### STATED EXERCISE
Go through the lines below and copy each one that holds the string "this".

— START OF INFORMATION GIVEN —

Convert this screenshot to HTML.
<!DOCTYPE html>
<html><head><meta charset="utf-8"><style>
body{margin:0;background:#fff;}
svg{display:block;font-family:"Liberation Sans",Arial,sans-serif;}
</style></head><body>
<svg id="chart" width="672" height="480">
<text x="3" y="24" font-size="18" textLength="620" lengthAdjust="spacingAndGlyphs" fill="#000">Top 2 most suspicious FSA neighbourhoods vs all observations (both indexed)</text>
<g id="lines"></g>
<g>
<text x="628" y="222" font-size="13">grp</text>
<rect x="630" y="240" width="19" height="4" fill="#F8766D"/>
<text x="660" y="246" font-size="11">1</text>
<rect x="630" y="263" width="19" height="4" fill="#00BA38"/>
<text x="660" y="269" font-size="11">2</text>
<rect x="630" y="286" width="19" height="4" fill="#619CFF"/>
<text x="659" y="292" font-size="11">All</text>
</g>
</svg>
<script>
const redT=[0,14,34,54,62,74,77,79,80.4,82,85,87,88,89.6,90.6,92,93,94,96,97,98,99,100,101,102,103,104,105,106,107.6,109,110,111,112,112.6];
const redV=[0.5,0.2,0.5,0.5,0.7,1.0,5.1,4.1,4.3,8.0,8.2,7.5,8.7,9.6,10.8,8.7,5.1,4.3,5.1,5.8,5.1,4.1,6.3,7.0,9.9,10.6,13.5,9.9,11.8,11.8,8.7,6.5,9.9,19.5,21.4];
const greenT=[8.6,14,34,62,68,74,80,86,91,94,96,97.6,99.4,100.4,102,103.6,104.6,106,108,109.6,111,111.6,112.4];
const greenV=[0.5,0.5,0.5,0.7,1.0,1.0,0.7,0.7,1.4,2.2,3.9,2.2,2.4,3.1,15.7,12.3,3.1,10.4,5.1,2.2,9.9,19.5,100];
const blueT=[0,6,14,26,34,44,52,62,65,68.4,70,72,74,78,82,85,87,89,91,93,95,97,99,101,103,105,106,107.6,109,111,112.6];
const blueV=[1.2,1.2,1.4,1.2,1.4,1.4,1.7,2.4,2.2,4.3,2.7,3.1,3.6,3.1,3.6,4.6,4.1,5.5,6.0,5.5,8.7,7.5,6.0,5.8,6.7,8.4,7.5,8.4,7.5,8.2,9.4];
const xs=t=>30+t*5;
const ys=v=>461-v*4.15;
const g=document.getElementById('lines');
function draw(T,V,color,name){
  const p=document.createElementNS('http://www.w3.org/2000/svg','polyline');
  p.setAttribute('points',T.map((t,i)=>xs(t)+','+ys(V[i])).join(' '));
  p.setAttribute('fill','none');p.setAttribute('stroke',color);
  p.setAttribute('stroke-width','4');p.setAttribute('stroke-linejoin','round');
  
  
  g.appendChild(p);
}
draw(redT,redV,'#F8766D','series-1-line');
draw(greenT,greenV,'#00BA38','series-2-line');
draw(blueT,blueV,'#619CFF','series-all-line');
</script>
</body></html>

— END OF INFORMATION GIVEN —
— START OF INFORMATION GIVEN —

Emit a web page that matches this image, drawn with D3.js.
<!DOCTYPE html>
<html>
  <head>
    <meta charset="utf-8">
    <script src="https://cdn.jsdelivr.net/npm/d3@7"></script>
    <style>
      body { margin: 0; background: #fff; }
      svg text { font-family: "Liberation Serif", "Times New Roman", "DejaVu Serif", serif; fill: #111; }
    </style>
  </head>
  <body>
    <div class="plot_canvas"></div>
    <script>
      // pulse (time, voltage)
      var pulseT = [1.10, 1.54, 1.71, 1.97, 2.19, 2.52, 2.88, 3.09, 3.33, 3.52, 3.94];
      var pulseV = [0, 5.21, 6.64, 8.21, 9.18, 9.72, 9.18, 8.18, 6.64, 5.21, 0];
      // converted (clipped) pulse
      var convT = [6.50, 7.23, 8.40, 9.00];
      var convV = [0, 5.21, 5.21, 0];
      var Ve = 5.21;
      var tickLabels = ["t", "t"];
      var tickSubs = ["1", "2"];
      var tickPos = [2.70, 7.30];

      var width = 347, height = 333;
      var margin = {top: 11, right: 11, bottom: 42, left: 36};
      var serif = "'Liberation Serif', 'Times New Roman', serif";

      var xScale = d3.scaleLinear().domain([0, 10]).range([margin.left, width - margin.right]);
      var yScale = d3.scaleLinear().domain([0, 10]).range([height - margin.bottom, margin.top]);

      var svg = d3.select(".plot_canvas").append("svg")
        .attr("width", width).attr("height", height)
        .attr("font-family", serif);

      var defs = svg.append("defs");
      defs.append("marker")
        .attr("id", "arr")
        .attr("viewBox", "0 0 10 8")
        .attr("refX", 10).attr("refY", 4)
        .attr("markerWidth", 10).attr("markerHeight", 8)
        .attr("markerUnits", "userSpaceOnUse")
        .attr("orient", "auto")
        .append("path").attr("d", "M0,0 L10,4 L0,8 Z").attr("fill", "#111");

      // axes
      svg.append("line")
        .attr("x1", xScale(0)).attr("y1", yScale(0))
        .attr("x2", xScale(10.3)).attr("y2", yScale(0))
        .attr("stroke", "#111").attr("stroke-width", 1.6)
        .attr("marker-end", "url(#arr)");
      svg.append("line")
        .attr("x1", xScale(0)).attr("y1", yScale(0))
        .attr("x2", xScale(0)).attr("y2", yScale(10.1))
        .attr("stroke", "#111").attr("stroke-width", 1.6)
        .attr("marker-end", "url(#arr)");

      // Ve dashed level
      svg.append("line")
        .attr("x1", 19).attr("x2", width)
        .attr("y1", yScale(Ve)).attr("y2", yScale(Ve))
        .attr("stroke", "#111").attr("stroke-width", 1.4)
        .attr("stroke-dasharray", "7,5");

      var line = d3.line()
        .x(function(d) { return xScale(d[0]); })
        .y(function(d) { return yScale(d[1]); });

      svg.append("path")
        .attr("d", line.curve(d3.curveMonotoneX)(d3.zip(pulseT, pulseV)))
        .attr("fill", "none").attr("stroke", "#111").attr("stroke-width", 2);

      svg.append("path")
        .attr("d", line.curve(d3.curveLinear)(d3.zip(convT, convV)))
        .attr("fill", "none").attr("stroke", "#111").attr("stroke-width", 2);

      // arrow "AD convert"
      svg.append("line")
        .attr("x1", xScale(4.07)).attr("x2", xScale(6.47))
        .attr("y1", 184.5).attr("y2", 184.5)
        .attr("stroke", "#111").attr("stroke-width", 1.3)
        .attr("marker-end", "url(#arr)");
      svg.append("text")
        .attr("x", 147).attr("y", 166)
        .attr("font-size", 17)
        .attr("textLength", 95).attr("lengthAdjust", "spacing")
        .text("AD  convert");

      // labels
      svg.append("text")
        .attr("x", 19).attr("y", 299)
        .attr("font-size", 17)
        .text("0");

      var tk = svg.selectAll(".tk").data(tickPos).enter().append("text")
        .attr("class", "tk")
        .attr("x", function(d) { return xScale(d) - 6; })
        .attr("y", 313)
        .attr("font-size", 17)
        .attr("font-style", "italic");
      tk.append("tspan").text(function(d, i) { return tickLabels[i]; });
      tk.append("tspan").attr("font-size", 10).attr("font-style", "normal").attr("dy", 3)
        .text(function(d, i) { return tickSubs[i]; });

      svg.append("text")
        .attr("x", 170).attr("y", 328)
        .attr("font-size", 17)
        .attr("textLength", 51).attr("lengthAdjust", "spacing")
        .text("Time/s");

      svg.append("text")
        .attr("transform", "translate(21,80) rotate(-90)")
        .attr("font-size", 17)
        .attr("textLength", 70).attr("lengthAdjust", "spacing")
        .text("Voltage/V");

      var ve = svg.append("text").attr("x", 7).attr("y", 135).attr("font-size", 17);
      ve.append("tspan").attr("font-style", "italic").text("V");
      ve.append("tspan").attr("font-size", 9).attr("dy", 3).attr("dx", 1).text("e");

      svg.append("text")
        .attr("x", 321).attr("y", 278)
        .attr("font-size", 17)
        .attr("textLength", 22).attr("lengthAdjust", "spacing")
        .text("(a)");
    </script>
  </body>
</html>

— END OF INFORMATION GIVEN —

### FINISHED TASK
Convert this screenshot to HTML.
Emit a web page that matches this image, drawn with D3.js.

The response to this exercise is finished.